The terms also include the legalisation of the old Iraqi army, an "Anglo-American commitment to rebuild Iraq and reconstruct all war damage" - something the occupying powers claim they have been trying to do for a long time - and integrating "resistance fighters" into the recomposed army.

Al-Jeelani described President George Bush's new plans for countering the insurgents as "political chicanery" and added that "on the field of battle, we do not believe that the Americans are able to diminish the capability of the resistance fighters to continue the struggle to liberate Iraq from occupation ...

"The resistance groups are not committing crimes to be granted a pardon by America, we are not looking for pretexts to cease our jihad... we fight for a divine aim and one of our rights is the liberation and independence of our land of Iraq."

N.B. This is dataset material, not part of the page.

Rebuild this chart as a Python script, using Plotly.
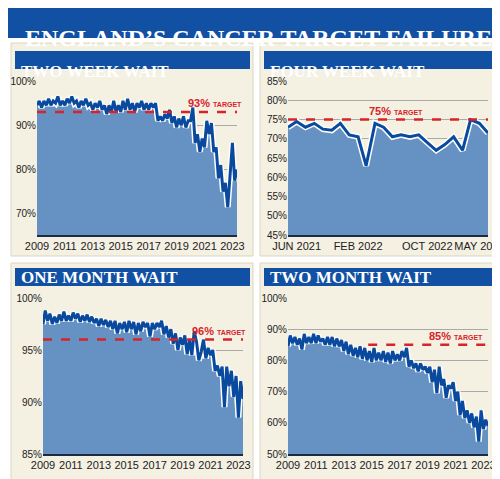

There will, the group says, be no negotiations with Mr Maliki's government because they consider it "complicit in the slaughter of Iraqis by militias, the security apparatus and death squads". But they do call for the unity of Iraq and say they "do not recognise the divisions among the Iraqi people".

It is not difficult to guess any American response to those proposals. But FLN [National Liberation Front] contacts with France during the 1954-62 war of independence by Algeria began with such a series of demands - equally impossible to meet but which were eventually developed into real proposals for a French withdrawal.

What is unclear, of course, is the degree to which al-Jeelani's statement represents the collective ideas of the Sunni insurgents. And, ominously, no mention is made of al-Qa'ida.